The problems with the American market are simple. It’s:
·         over-regulated
·         over-taxed, and
·         over-leveraged
This can be seen by:
·         lackluster economic growth
·         high unemployment
·         weak currency
In a nutshell, the free market has little room to operate, and as such, is in recession. What to do? 
Begin at the source of weakness; housing prices remain at rock bottom valuations and banks aren’t lending money. How can we fix that?
First, the Federal Reserve can stop paying banks not to lend. Yes. The Federal Reserve is paying banks 25 basis points on their cash reserves – in other words, paying them not to lend money (that’s their business, by the way.) And where does the Fed get this cash? They print it. 
We need to stop printing so much money (it makes for a weak currency.) Besides, giving banks free cash isn’t a great incentive to take risk and lend. Stop paying banks to hoard cash and they might start lending it. It makes common sense.
Second, minimize Fannie Mae and Freddie Mac’s role in the housing market. For example, right now the Dow is around 11,400 – down some 20% from its all-time high in October 2007. Home values, as defined by the federal government via Fannie Mae and Freddie Mac, are down 40% – twice the rate of decline for the Dow. 
Fannie Mae and Freddie Mac guarantee loans made by banks.
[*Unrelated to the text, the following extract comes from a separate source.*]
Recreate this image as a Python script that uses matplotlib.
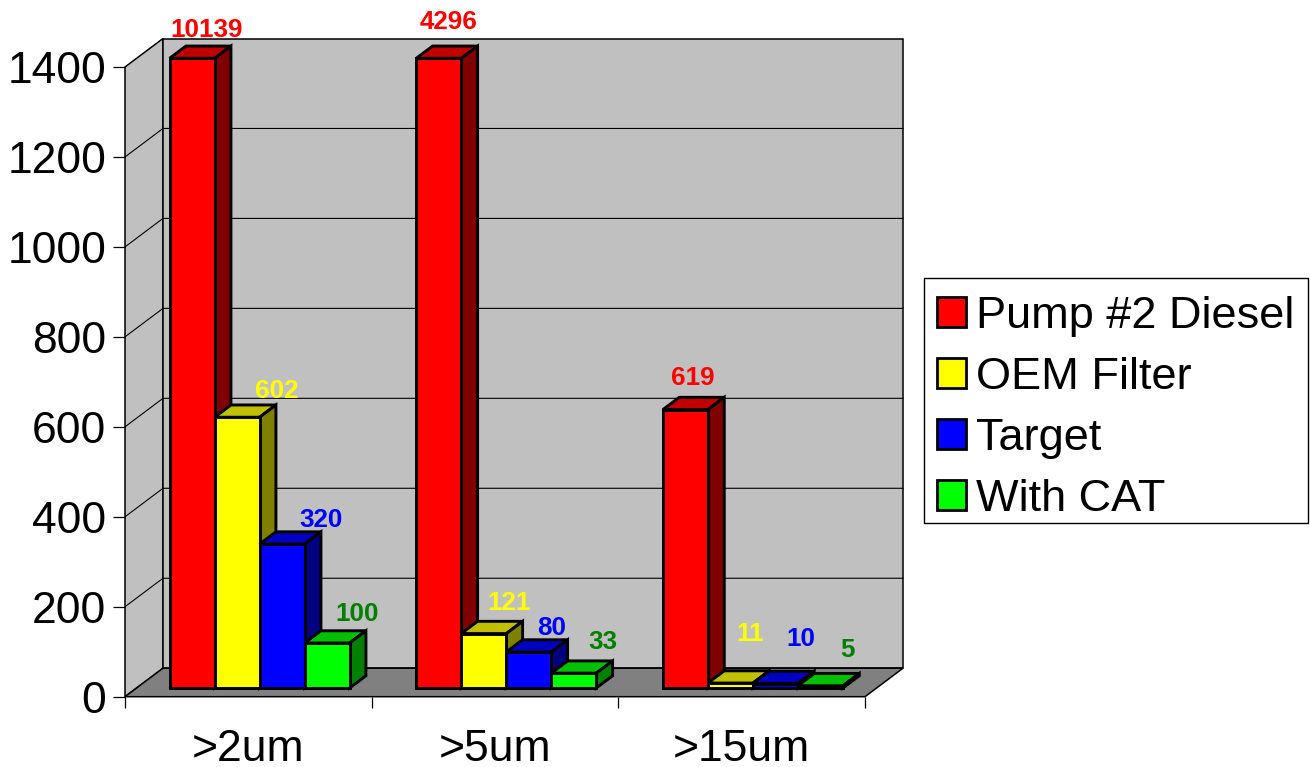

Banks don’t loan money to consumers unless they have this guarantee. Many times Fannie Mae and Freddie Mac’s valuations are in complete contradiction to local governments assessments.  In my area, for instance, local government assesses my property value 25% more than Fannie and Freddie – which coincides with "the market's" rate of decline.  My local government clearly has it right. 
But it is not they who control money supply and the availability of credit. 
By establishing these guarantee values, Fannie and Freddie determine how much debt can be obtained for a certain piece of property.  By so doing, Fannie and Freddie essentially control the price of housing.  It’s like government price fixing. They did the same thing during the housing boom, when money (debt) was too easy to get and housing prices skyrocketed. 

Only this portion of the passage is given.